Ultimately, if these issues cannot be discussed and resolved then you are better off with removing yourself from the relationship and finding someone that is more compatible for your needs. There is nothing wrong with poly relationships as long as it is being done ethically and everyone involved agrees to the situation. Please please please get in the habit of speaking up for yourself and work on communicating your wants and needs effectively. Poly simply does not work without communication, honesty, and consent all being 100% at play, and with poly it’s even more work to maintain that because multiple people are involved. If you’re “skill level” in these areas are not up to snuff then I think it would be wise if you to engage in monogamous relationships only until you’re well practiced at upholding your end of communication, honesty, and consent like a boss.

  • Like 5
Posted
Thanks for all of the advice everyone has given.

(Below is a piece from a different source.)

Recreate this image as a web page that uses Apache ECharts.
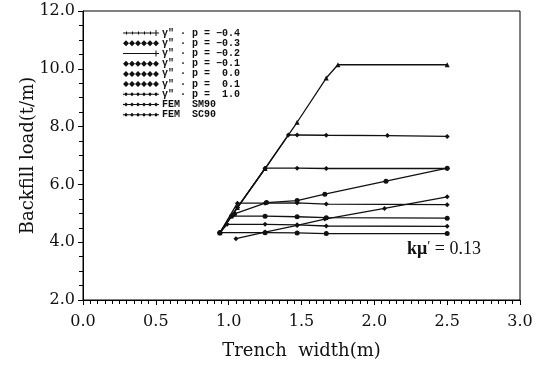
<!DOCTYPE html>
<html>
<head>
<meta charset="utf-8">
<script src="https://cdn.jsdelivr.net/npm/echarts@6/dist/echarts.min.js"></script>
<style>
  html, body { margin: 0; padding: 0; background: #fff; }
  #chart { width: 537px; height: 373px; }
</style>
</head>
<body>
<div id="chart"></div>
<script>
// Backfill load versus trench width, kμ' = 0.13
const xTicks = [0.0, 0.5, 1.0, 1.5, 2.0, 2.5, 3.0];
const yTicks = [2.0, 4.0, 6.0, 8.0, 10.0, 12.0];

const seriesNames = [
  "γ″ · p = −0.4",
  "γ″ · p = −0.3",
  "γ″ · p = −0.2",
  "γ″ · p = −0.1",
  "γ″ · p =  0.0",
  "γ″ · p =  0.1",
  "γ″ · p =  1.0",
  "FEM  SM90",
  "FEM  SC90"
];

// [trench width (m), backfill load (t/m)]
const rpNeg04 = [[0.94, 4.33], [1.25, 4.33], [1.47, 4.32], [1.67, 4.30], [2.50, 4.30]];
const rpNeg03 = [[0.94, 4.33], [0.99, 4.62], [1.25, 4.62], [1.47, 4.60], [1.67, 4.56], [2.50, 4.55]];
const rpNeg02 = [[0.94, 4.33], [1.02, 4.90], [1.25, 4.90], [1.47, 4.88], [1.67, 4.85], [2.50, 4.83]];
const rpNeg01 = [[0.94, 4.33], [1.06, 5.35], [1.25, 5.35], [1.47, 5.36], [1.67, 5.32], [2.50, 5.30]];
const rpZero  = [[0.94, 4.33], [1.06, 5.20], [1.25, 6.56], [1.47, 6.56], [1.67, 6.55], [2.50, 6.55]];
const rpPos01 = [[0.94, 4.33], [1.06, 5.20], [1.25, 6.55], [1.41, 7.71], [1.47, 7.71], [1.67, 7.70], [2.09, 7.69], [2.50, 7.66]];
const rpPos10 = [[0.94, 4.33], [1.06, 5.20], [1.25, 6.55], [1.47, 8.15], [1.67, 9.68], [1.75, 10.14], [2.50, 10.14]];
const femSM90 = [[1.04, 4.98], [1.26, 5.37], [1.47, 5.44], [1.66, 5.66], [2.08, 6.11], [2.50, 6.56]];
const femSC90 = [[1.05, 4.12], [1.25, 4.35], [1.47, 4.58], [1.66, 4.80], [2.07, 5.17], [2.50, 5.57]];

const seriesData = [rpNeg04, rpNeg03, rpNeg02, rpNeg01, rpZero, rpPos01, rpPos10, femSM90, femSC90];

// legend sample glyphs (36 x 6 box)
function diamonds(h) {
  let p = '';
  for (let i = 0; i < 6; i++) {
    const cx = 3 + i * 6;
    p += `M${cx - h},3L${cx},${3 - h}L${cx + h},3L${cx},${3 + h}Z`;
  }
  return p;
}
const lineBar = 'M0,2.5H36V3.5H0Z';
const iconHeavy = 'path://' + diamonds(3);
const iconSmall = 'path://' + lineBar + diamonds(2) + 'M0,0H0.1V6H0Z';
const iconPlus = 'path://' + 'M0,2.4H36V3.6H0Z' + 'M32.5,0H33.5V6H32.5Z';
let tickPath = 'M0,2.5H36V3.5H0Z';
for (let i = 0; i < 5; i++) tickPath += `M${3 + i * 6},1.5H${4 + i * 6}V4.5H${3 + i * 6}Z`;
tickPath += 'M32.5,0H33.5V6H32.5Z';
const iconTicks = 'path://' + tickPath;
const legendIcons = [iconTicks, iconHeavy, iconPlus, iconHeavy, iconHeavy, iconHeavy, iconSmall, iconSmall, iconSmall];
const markerShapes = ['circle', 'diamond', 'circle', 'diamond', 'diamond', 'diamond', 'triangle', 'circle', 'diamond'];

const serif = 'DejaVu Serif';

const chart = echarts.init(document.getElementById('chart'), null, { renderer: 'canvas' });

chart.setOption({
  animation: false,
  backgroundColor: '#fff',
  grid: {
    left: 83, right: 17, top: 11, bottom: 73,
    show: true, borderColor: '#000', borderWidth: 1, backgroundColor: 'transparent'
  },
  legend: {
    orient: 'vertical',
    left: 118, top: 23,
    itemWidth: 36, itemHeight: 6, itemGap: 0,
    textStyle: { fontFamily: 'Liberation Mono', fontSize: 10, fontWeight: 'bold', color: '#111', lineHeight: 10.2, padding: [0, 0, 0, -2] },
    data: seriesNames.map((n, i) => ({ name: n, icon: legendIcons[i], itemStyle: { color: '#111' } }))
  },
  xAxis: {
    type: 'value',
    min: xTicks[0], max: xTicks[xTicks.length - 1], interval: 0.5,
    name: 'Trench  width(m)',
    nameLocation: 'middle', nameGap: 42, nameMoveOverlap: false,
    nameTextStyle: { fontFamily: serif, fontSize: 18, color: '#111' },
    axisLine: { show: true, onZero: false, lineStyle: { color: '#000', width: 1 } },
    axisTick: { show: true, inside: false, length: 5, lineStyle: { color: '#000' } },
    minorTick: { show: true, splitNumber: 10, length: 4, lineStyle: { color: '#000' } },
    axisLabel: { fontFamily: serif, fontSize: 16, color: '#111', margin: 14, formatter: v => v.toFixed(1) },
    splitLine: { show: false }
  },
  yAxis: {
    type: 'value',
    min: yTicks[0], max: yTicks[yTicks.length - 1], interval: 2,
    name: 'Backfill load(t/m)',
    nameLocation: 'middle', nameGap: 46, nameRotate: 90, nameMoveOverlap: false,
    nameTextStyle: { fontFamily: serif, fontSize: 18, color: '#111' },
    axisLine: { show: true, onZero: false, lineStyle: { color: '#000', width: 1 } },
    axisTick: { show: true, inside: false, length: 5, lineStyle: { color: '#000' } },
    minorTick: { show: true, splitNumber: 4, length: 4, lineStyle: { color: '#000' } },
    axisLabel: { fontFamily: serif, fontSize: 16, color: '#111', margin: 8, formatter: v => v.toFixed(1) },
    splitLine: { show: false }
  },
  graphic: [{
    type: 'text',
    left: 407, top: 240,
    style: {
      text: '{k|kμ}{p|′}{t| = 0.13}',
      rich: {
        k: { fontFamily: 'Liberation Serif', fontSize: 18, fontWeight: 'bold', fill: '#111' },
        p: { fontFamily: 'Liberation Serif', fontSize: 14, fill: '#111', verticalAlign: 'top' },
        t: { fontFamily: 'Liberation Serif', fontSize: 18, fill: '#111' }
      }
    }
  }],
  series: seriesData.map((d, i) => ({
    name: seriesNames[i],
    type: 'line',
    data: d,
    symbol: markerShapes[i],
    symbolSize: 5,
    showSymbol: true,
    lineStyle: { color: '#111', width: 1.3 },
    itemStyle: { color: '#111' },
    emphasis: { disabled: true }
  }))
});
</script>
</body>
</html>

I really appreciate it. Sadly things ended between me and him. Hopefully something good will come out of it. Thanks again!
Posted
Keep your head up high and just remember, when we learn from our past experiences, it makes us a better person :)
Guest Minister Judas
Posted

This is a situation that certainly seems like it needs to be approached from a Big mindset. You need to make a point to open discussion between both the Daddy and his submissive. When it comes to introducing new partners, people go at different paces, but when you have partners, you have to be considerate of your partner's feelings and communicate. It's time to take a controlled, tempered action.

  • 4 weeks later...
Posted
I’m new to a little space thing and I’m trying to find a caregiver, i don’t know where to start. Any advice?
Posted

I’m new to a little space thing and I’m trying to find a caregiver, i don’t know where to start. Any advice?

 

The Personals section of the forum.

Posted

I’m new to a little space thing and I’m trying to find a caregiver, i don’t know where to start. Any advice?

Non sequitur, read and research, then either get involved in local community and/or personals section.